Visão realista da crise - parte 2

03.08.2016
Ninguém desconhece o elevado grau de competitividade registrado na comercialização de calçados, no mercado interno, decorrente, principalmente, do desequilíbrio ainda insuperável entre a expansão moderada do consumo e a capacidade elástica da oferta. Por aí se pode entender o fato de que, no processo das negociações do produto, o calçadista representa, no geral, a parte mais vulnerável, notadamente em períodos de retração mais acentuada do mercado.
Quanto às exportações, o contraponto negativo aos esforços e estratégia de conquista do mercado externo é representado pela instabilidade que tem caracterizado de longa data a política cambial brasileira.

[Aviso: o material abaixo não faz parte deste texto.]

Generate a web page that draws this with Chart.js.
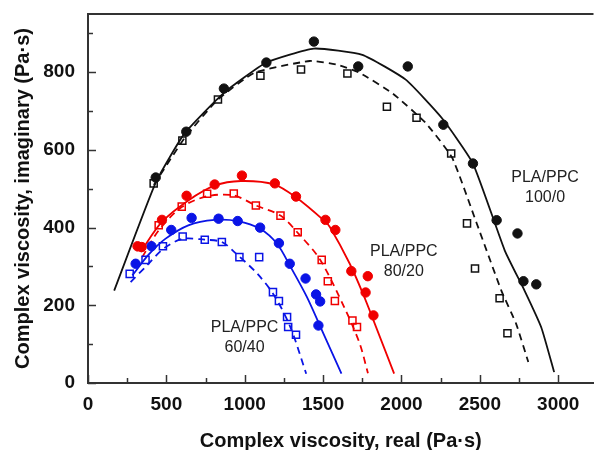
<!DOCTYPE html>
<html>
<head>
<meta charset="utf-8">
<script src="https://cdn.jsdelivr.net/npm/chart.js@4.4.1/dist/chart.umd.min.js"></script>
<style>
  html, body { margin: 0; padding: 0; background: #fff; }
  #wrap { width: 600px; height: 450px; }
</style>
</head>
<body>
<div id="wrap"><canvas id="coleCole"></canvas></div>
<script>
// PLA/PPC 100/0 : filled circles, open squares, solid and dashed fits
const pla100CircX = [432, 627, 867, 1138, 1441, 1724, 2040, 2267, 2456, 2607, 2740, 2778, 2860];
const pla100CircY = [529, 647, 758, 825, 879, 815, 815, 665, 565, 419, 385, 262, 254];
const pla100SqX = [419, 602, 829, 1100, 1359, 1655, 1907, 2096, 2317, 2418, 2469, 2626, 2676];
const pla100SqY = [514, 624, 730, 791, 807, 797, 711, 683, 591, 411, 295, 218, 128];
const pla100FitX = [167, 432, 615, 867, 1138, 1441, 1750, 2027, 2260, 2456, 2659, 2785, 2892, 2974];
const pla100FitY = [238, 516, 642, 747, 825, 861, 845, 781, 681, 565, 341, 238, 143, 28];
const pla100DashX = [420, 615, 829, 1064, 1415, 1586, 1731, 1945, 2153, 2323, 2479, 2637, 2731, 2809];
const pla100DashY = [510, 630, 730, 799, 829, 820, 799, 745, 670, 580, 412, 238, 153, 54];

// PLA/PPC 80/20
const pla80CircX = [316, 342, 472, 629, 808, 982, 1192, 1327, 1515, 1578, 1680, 1785, 1771, 1821];
const pla80CircY = [352, 350, 420, 482, 511, 534, 514, 480, 420, 394, 288, 275, 233, 174];
const pla80SqX = [335, 451, 598, 760, 930, 1071, 1228, 1338, 1491, 1530, 1575, 1687, 1716];
const pla80SqY = [350, 406, 454, 487, 488, 457, 431, 388, 317, 262, 211, 161, 144];
const pla80FitX = [335, 470, 640, 808, 976, 1190, 1327, 1506, 1544, 1670, 1754, 1838, 1953];
const pla80FitY = [337, 414, 470, 508, 520, 511, 478, 418, 401, 307, 230, 144, 24];
const pla80DashX = [346, 451, 598, 762, 930, 1071, 1228, 1344, 1480, 1638, 1733, 1786];
const pla80DashY = [324, 393, 453, 481, 483, 457, 431, 384, 318, 192, 102, 25];

// PLA/PPC 60/40
const pla60CircX = [304, 405, 531, 661, 833, 955, 1098, 1218, 1287, 1388, 1455, 1481, 1470];
const pla60CircY = [307, 352, 394, 425, 423, 417, 400, 360, 307, 269, 228, 210, 148];
const pla60SqX = [266, 367, 478, 604, 745, 854, 966, 1092, 1180, 1218, 1270, 1277, 1327];
const pla60SqY = [281, 317, 352, 377, 369, 363, 324, 324, 234, 211, 170, 144, 124];
const pla60FitX = [283, 388, 493, 640, 808, 955, 1098, 1207, 1291, 1397, 1502, 1617];
const pla60FitY = [277, 331, 371, 406, 420, 417, 397, 358, 300, 221, 127, 24];
const pla60DashX = [272, 377, 482, 604, 745, 854, 934, 1081, 1187, 1291, 1392];
const pla60DashY = [260, 303, 346, 371, 369, 363, 337, 281, 226, 144, 24];

// axis ticks
const xTickValues = [0, 250, 500, 750, 1000, 1250, 1500, 1750, 2000, 2250, 2500, 2750, 3000];
const yTickValues = [0, 100, 200, 300, 400, 500, 600, 700, 800, 900];

// series labels, anchored in data units
const seriesLabels = [
  { lines: ['PLA/PPC', '100/0'], x: 2916, y: 530 },
  { lines: ['PLA/PPC', '80/20'], x: 2015, y: 338 },
  { lines: ['PLA/PPC', '60/40'], x: 999, y: 143 }
];

const BLACK = '#111111';
const RED = '#f00000';
const BLUE = '#0a14e6';
const FONT = "'Liberation Sans', Arial, sans-serif";

function pts(xs, ys) {
  return xs.map((x, i) => ({ x: x, y: ys[i] }));
}

function fitLine(xs, ys, color, dashed, tension) {
  return {
    data: pts(xs, ys),
    showLine: true,
    borderColor: color,
    borderWidth: 1.8,
    borderDash: dashed ? [7, 5] : [],
    pointRadius: 0,
    tension: tension,
    fill: false,
    order: 2
  };
}

function circles(xs, ys, color) {
  return {
    data: pts(xs, ys),
    showLine: false,
    pointStyle: 'circle',
    pointRadius: 4.7,
    pointBackgroundColor: color,
    pointBorderColor: color,
    pointBorderWidth: 1,
    order: 1
  };
}

function squares(xs, ys, color) {
  return {
    data: pts(xs, ys),
    showLine: false,
    pointStyle: 'rect',
    pointRadius: 5,
    pointBackgroundColor: 'rgba(0,0,0,0)',
    pointBorderColor: color,
    pointBorderWidth: 1.5,
    order: 1
  };
}

// top frame line, inward tick marks and series labels
const frame = {
  id: 'frame',
  afterDraw(chart) {
    const { ctx, chartArea: a, scales: { x, y } } = chart;
    ctx.save();
    ctx.strokeStyle = '#333';
    ctx.lineWidth = 2;
    ctx.beginPath();
    ctx.moveTo(a.left - 1, a.top);
    ctx.lineTo(a.right, a.top);
    ctx.stroke();

    ctx.lineWidth = 1.5;
    xTickValues.forEach(v => {
      const px = Math.round(x.getPixelForValue(v)) + 0.5;
      const len = v % 500 === 0 ? 8 : 5;
      ctx.beginPath();
      ctx.moveTo(px, a.bottom);
      ctx.lineTo(px, a.bottom - len);
      ctx.stroke();
    });
    yTickValues.forEach(v => {
      const py = Math.round(y.getPixelForValue(v)) + 0.5;
      const len = v % 200 === 0 ? 8 : 5;
      ctx.beginPath();
      ctx.moveTo(a.left, py);
      ctx.lineTo(a.left + len, py);
      ctx.stroke();
    });

    ctx.fillStyle = '#222';
    ctx.font = '16px ' + FONT;
    ctx.textAlign = 'center';
    ctx.textBaseline = 'middle';
    seriesLabels.forEach(lab => {
      const cx = x.getPixelForValue(lab.x);
      const cy = y.getPixelForValue(lab.y);
      lab.lines.forEach((t, i) => ctx.fillText(t, cx, cy + i * 20));
    });
    ctx.restore();
  }
};

new Chart(document.getElementById('coleCole'), {
  type: 'scatter',
  data: {
    datasets: [
      fitLine(pla100FitX, pla100FitY, BLACK, false, 0.15),
      fitLine(pla100DashX, pla100DashY, BLACK, true, 0.15),
      fitLine(pla80FitX, pla80FitY, RED, false, 0.3),
      fitLine(pla80DashX, pla80DashY, RED, true, 0.3),
      fitLine(pla60FitX, pla60FitY, BLUE, false, 0.3),
      fitLine(pla60DashX, pla60DashY, BLUE, true, 0.3),
      circles(pla100CircX, pla100CircY, BLACK),
      squares(pla100SqX, pla100SqY, BLACK),
      circles(pla80CircX, pla80CircY, RED),
      squares(pla80SqX, pla80SqY, RED),
      circles(pla60CircX, pla60CircY, BLUE),
      squares(pla60SqX, pla60SqY, BLUE)
    ]
  },
  options: {
    responsive: true,
    maintainAspectRatio: false,
    animation: false,
    layout: { padding: { top: 14, right: 0, bottom: 0, left: 0 } },
    plugins: {
      legend: { display: false },
      tooltip: { enabled: false }
    },
    scales: {
      x: {
        type: 'linear',
        min: 0,
        max: 3225,
        grid: { display: false, drawTicks: false },
        border: { display: true, color: '#333', width: 2 },
        afterBuildTicks: s => { s.ticks = xTickValues.map(v => ({ value: v })); },
        afterFit: s => { s.height = 67; s.paddingLeft = 0; s.paddingRight = 0; },
        ticks: {
          autoSkip: false,
          maxRotation: 0,
          padding: 10,
          color: '#111',
          font: { family: FONT, size: 19, weight: 'bold' },
          callback: v => (v % 500 === 0 ? v : '')
        },
        title: {
          display: true,
          text: 'Complex viscosity, real (Pa·s)',
          color: '#111',
          font: { family: FONT, size: 20, weight: 'bold' },
          padding: { top: 0, bottom: -3 }
        }
      },
      y: {
        type: 'linear',
        min: 0,
        max: 950,
        grid: { display: false, drawTicks: false },
        border: { display: true, color: '#333', width: 2 },
        afterBuildTicks: s => { s.ticks = yTickValues.map(v => ({ value: v })); },
        afterFit: s => { s.width = 88; s.paddingTop = 0; s.paddingBottom = 0; },
        ticks: {
          autoSkip: false,
          padding: 13,
          color: '#111',
          font: { family: FONT, size: 19, weight: 'bold' },
          callback: v => (v % 200 === 0 ? v : '')
        },
        title: {
          display: true,
          text: 'Complex viscosity, imaginary (Pa·s)',
          color: '#111',
          font: { family: FONT, size: 20, weight: 'bold' },
          padding: { top: 11, bottom: 0 }
        }
      }
    }
  },
  plugins: [frame]
});
</script>
</body>
</html>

Em função disso, até mesmo o promissor ciclo de exportações – que sugere parcerias efetivas com importadores de expressão – tem enfrentado pontos de estrangulamento e solução de continuidade, em detrimento de parcela considerável de importantes indústrias exportadoras. Incluindo algumas pioneiras na modalidade.
Conta-se, ademais, o efeito colateral da redução inesperada da corrente de exportações: aquele em que, em decorrência dos gastos adicionais em modernização para enfrentar a competição internacional, acaba por pressionar os custos dos calçados destinados ao mercado interno, ao romper o equilíbrio das fatias de produção programadas para atender aos dois mercados.
Merece ainda um exame à parte, pela sua relevância, a constatação de que, em nível federal, historicamente o governo central não tem dado a devida importância ao conjunto das indústrias caracterizado pela forte ocupação da mão de obra. Delas, as autoridades responsáveis demonstram ter uma visão muito estreita e até equivocada, em relação à implantação de uma política industrial consciente e bem formulada, sempre que é levado a tratar do assunto.
Mesmo diante da concorrência dita predatória praticada por países asiáticos nas suas exportações de sapatos para o Brasil, nosso governo tem se mostrado recalcitrante quanto a medidas racionais, certamente em razão da importância estratégica, principalmente da China, para a nossa balança comercial. Porém, sem cuidar de medidas compensatórias para o caso.
E, a propósito, é prudente que o setor calçadista se atente para o fato de que, a partir do final dezembro deste ano, a China passará a ser tratada como economia de mercado com o aval da OMC, União Europeia e Estados Unidos. Aí então, nas acusações de dumping, a imposição de possíveis sobretaxas compensatórias passarão a enfrentar maiores dificuldades. O que irá certamente refletir nas taxas de represália ainda vigentes.

Luís Carlos Facury

Luís Carlos Facury é economista e professor universitário (Economia Internacional), jornalista e calçadista.